So far, we’ve been more right than wrong about that because we don’t really try to lead our business based on hope. We try to run our business the best we can based on back facts and math and logic and patterns. And so I may not sound really optimistic right now short-term. I’m not. I’m super optimistic long-term. So if you want to play a short-term stock, don’t play ours. Do you want to invest for the long-term, this is a good place to put your money.

Steven Zaccone: Duly noted. Thank you. Happy holidays.

Gary Friedman: Happy holidays.

Operator: Our next question comes from the line of Max Rakhlenko from Cowen. Please proceed.

Max Rakhlenko: Great. Thanks a lot. So the way that you’re seeing your margins play out over the past couple of quarters with upside, both 2Q and 3Q, does that give you more confidence in keeping at least 20% EBIT margins next year if the environment remains challenging? And then just more broadly, how are you thinking about the durability and margin power of the business today given some of the moves that you’ve made recently?

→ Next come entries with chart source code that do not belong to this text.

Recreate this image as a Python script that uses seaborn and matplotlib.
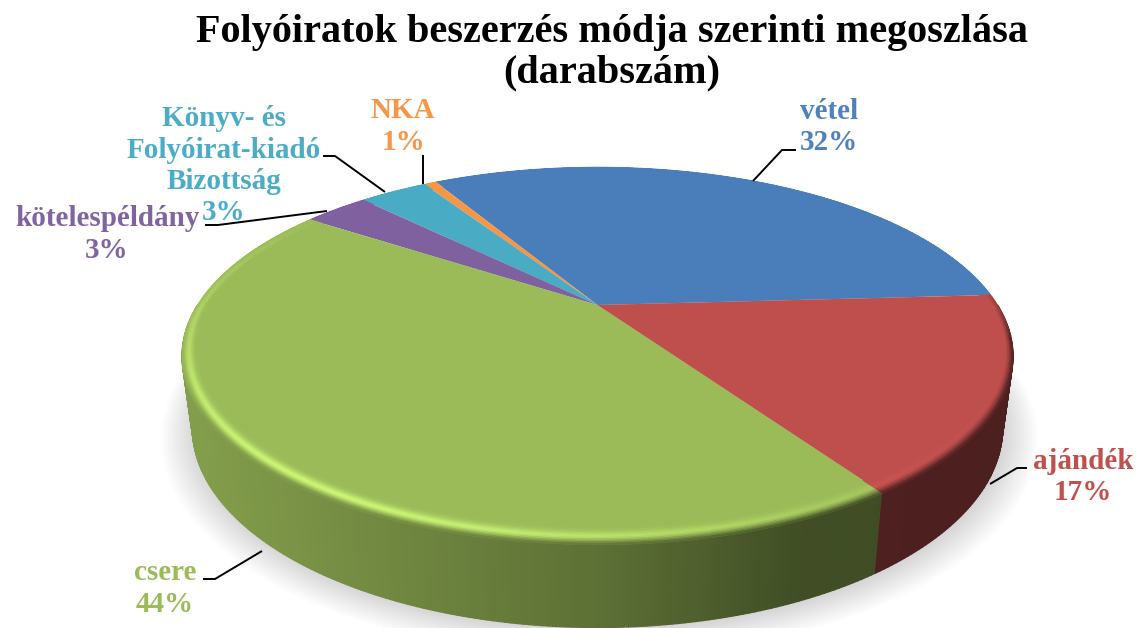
import numpy as np
import matplotlib
matplotlib.use("Agg")
import matplotlib.pyplot as plt
import matplotlib.transforms as mtransforms
from matplotlib.collections import PolyCollection
import seaborn as sns

# share of journals by acquisition type
categories = ["vétel", "NKA", "Könyv- és\nFolyóirat-kiadó\nBizottság", "kötelespéldány", "csere", "ajándék"]
values = [32.4, 0.6, 3.4, 3.2, 43.8, 16.6]
slice_colors = ["#4A7EBB", "#F79646", "#4AABC4", "#7F619F", "#9BBB59", "#BE4F4D"]
label_colors = ["#4F81BD", "#F79646", "#4BACC6", "#8064A2", "#9BBB59", "#C0504D"]
title = "Folyóiratok beszerzés módja szerinti megoszlása\n(darabszám)"

start_angle = 3.3
persp = 0.27


class Tilt(mtransforms.Transform):
    # unit circle -> tilted disc seen in perspective (pixel coords)
    input_dims = 2
    output_dims = 2
    is_separable = False
    has_inverse = False

    def __init__(self, rx, ry, cx, cy):
        super().__init__()
        self.rx, self.ry, self.cx, self.cy = rx, ry, cx, cy

    def transform_non_affine(self, pts):
        pts = np.asarray(pts, dtype=float)
        den = 1 + persp * pts[:, 1]
        return np.column_stack([self.cx + self.rx * pts[:, 0] / den,
                                self.cy - self.ry * pts[:, 1] / den])


top_plane = Tilt(400, 175, 597.5, 305)
low_plane = Tilt(390, 185, 597.5, 374)


def ring(th, r=1.0):
    t = np.radians(th)
    return np.column_stack([r * np.cos(t), r * np.sin(t)])


def side_shade(th):
    # darker to the right of the front face
    x = top_plane.transform_non_affine(ring(th))[:, 0]
    return np.interp(x, [180, 300, 600, 800, 880, 1020], [0.85, 0.78, 0.60, 0.42, 0.41, 0.40])


sns.set_theme(style="white")
palette = sns.color_palette(slice_colors)
plt.rcParams["font.family"] = ["Liberation Serif", "DejaVu Serif"]

fig, ax = plt.subplots(figsize=(11.39, 6.28), dpi=100)
fig.subplots_adjust(0, 0, 1, 1)

wedges, _ = ax.pie(values, colors=palette, startangle=start_angle, counterclock=True, radius=1.0)
for w in wedges:
    w.set_transform(top_plane + ax.transData)
    w.set_zorder(5)
    w.set_edgecolor("none")

ax.set_aspect("auto")
ax.set_xlim(0, 1139)
ax.set_ylim(628, 0)
ax.axis("off")

# soft shadow below the disc
for r in np.linspace(1.075, 1.0, 14):
    th = np.linspace(0, 360, 361)
    xy = low_plane.transform_non_affine(ring(th, r))
    ax.fill(xy[:, 0] + 2, xy[:, 1] + 2, color="black", alpha=0.012, lw=0, zorder=1)

# side wall and bevelled rim, slice by slice
edges = start_angle + np.concatenate([[0], np.cumsum(values)]) * 3.6
side_polys, side_cols, rim_polys, rim_cols = [], [], [], []
rim_s = np.linspace(0, 1, 14)
for i, col in enumerate(palette):
    base = np.array(col)
    n = max(2, int((edges[i + 1] - edges[i]) * 1.5))
    th = np.linspace(edges[i], edges[i + 1], n)
    upper = top_plane.transform_non_affine(ring(th))
    lower = low_plane.transform_non_affine(ring(th))
    mid = (th[:-1] + th[1:]) / 2
    shade = side_shade(mid)
    sin_mid = np.sin(np.radians(mid))
    # bevel only shows on the front; on the left it stays lit right up to the edge
    front = np.where(mid < 300, np.clip((mid - 125) / 30.0, 0, 1), np.clip((-sin_mid + 0.12) / 0.3, 0, 1))
    dark_vis = np.where(mid < 300, np.clip((mid - 185) / 30.0, 0, 1), 1.0)
    gain = 0.34 * np.exp(-((mid - 235) / 55.0) ** 2)
    width = 0.028 + 0.032 * np.abs(sin_mid)
    for j in range(n - 1):
        # the back half of the wall is hidden behind the top face
        if sin_mid[j] < 0:
            side_polys.append([upper[j], upper[j + 1], lower[j + 1], lower[j]])
            side_cols.append(base * shade[j])
        for a, b in zip(rim_s[:-1], rim_s[1:]):
            s = (a + b) / 2
            bump = np.exp(-((s - 0.62) / 0.27) ** 2)
            lit = np.clip(base * (1 + gain[j] * bump), 0, 1)
            dark = dark_vis[j] * np.clip((s - 0.55) / 0.45, 0, 1) ** 1.5
            c = lit * (1 - dark) + base * shade[j] * dark
            c = base * (1 - front[j]) + c * front[j]
            r0, r1 = 1 - width[j] * (1 - a), 1 - width[j] * (1 - b)
            quad = np.vstack([ring(th[j:j + 2], r0), ring(th[j:j + 2][::-1], r1)])
            rim_polys.append(top_plane.transform_non_affine(quad))
            rim_cols.append(c)

ax.add_collection(PolyCollection(side_polys, facecolors=side_cols, edgecolors=side_cols, linewidths=1.0, zorder=3))
ax.add_collection(PolyCollection(rim_polys, facecolors=rim_cols, edgecolors=rim_cols, linewidths=0.6, zorder=6))

# title
ax.text(612, 53, title, ha="center", va="center", fontsize=29, fontweight="bold",
        color="black", linespacing=1.135, zorder=10)

# labels (x, baseline of first line) and leader lines
label_pos = [(829, 119), (403, 118), (224, 126), (107, 226), (165, 580), (1083, 469)]
line_step = 31.5
leaders = [
    [(753, 181), (782, 150), (796, 150)],
    [(423, 184), (423, 155)],
    [(385, 192), (335, 156), (323, 156)],
    [(327, 211), (218, 225), (205, 225)],
    [(262, 551), (215, 579), (203, 579)],
    [(990, 484), (1017, 468), (1027, 468)],
]
for name, val, c, pos, line in zip(categories, values, label_colors, label_pos, leaders):
    rows = name.split("\n") + [f"{round(val)}%"]
    for k, row in enumerate(rows):
        ax.text(pos[0], pos[1] + k * line_step, row, color=c, ha="center", va="baseline",
                fontsize=21, fontweight="bold", zorder=9)
    pts = np.array(line)
    ax.plot(pts[:, 0], pts[:, 1], color="black", lw=1.4, zorder=8, solid_capstyle="butt")

fig.savefig("out.png", dpi=100)
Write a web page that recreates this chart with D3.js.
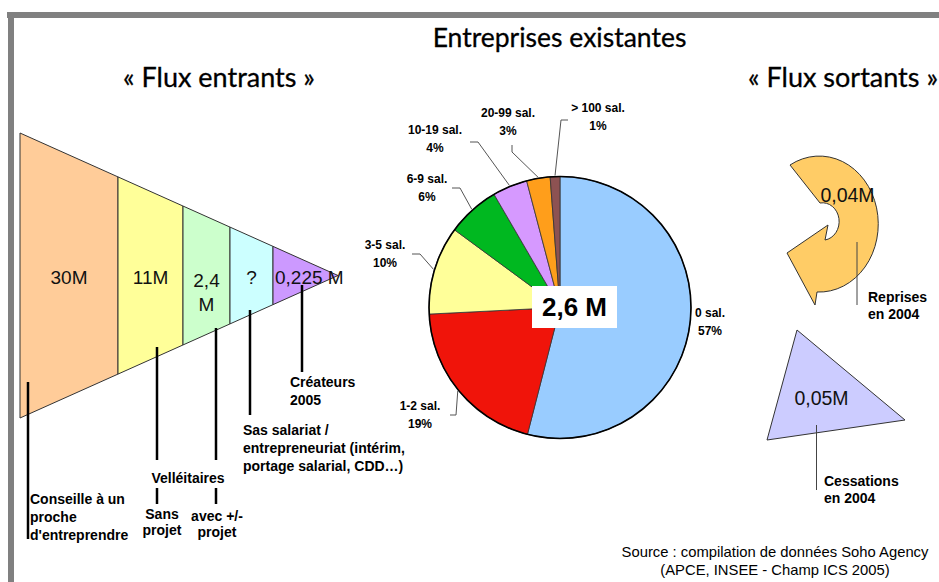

Gary Friedman: It depends on our — that always going to depend on your investment and your investment timing. Our underlying core business — if we wanted to, yeah, we can crank it all back and stay at 20%. I’m not sure that’s a long-term priority. I don’t know how bad this market is going to get. And we don’t want to promote the business over the short-term to try to create some short-term outcome that’s going to be a relevant two quarters after that. So there’s going to be a lot of decisions to make, really difficult environment for those of us in the home industry. And especially if you’re at the higher end, it’s more challenging. And for some people, it’s not intuitive. But you’ve got to think about it. With the greatest migration of people moving from cities to suburbs in the history of America during COVID and to second home markets.

The people that did that could afford to do that. The people that move the most and bought the most homes were the luxury customers that have the capability to do that. That’s why the luxury market went up so high and the housing market, the luxury housing market benefited the most, and we’re going to have a flip side here. So look, we didn’t — all that extra money we made during COVID, we didn’t waste it. And on the flip side, if we have a bigger give back, that’s okay. If you look at every home furnishings retailer and look at where their operating margins were in 2019 when they entered COVID and where they exited in 2021, we had the highest operating margins going into COVID, amongst all of the furnishings retailers, and we exited with even higher margins than anybody else.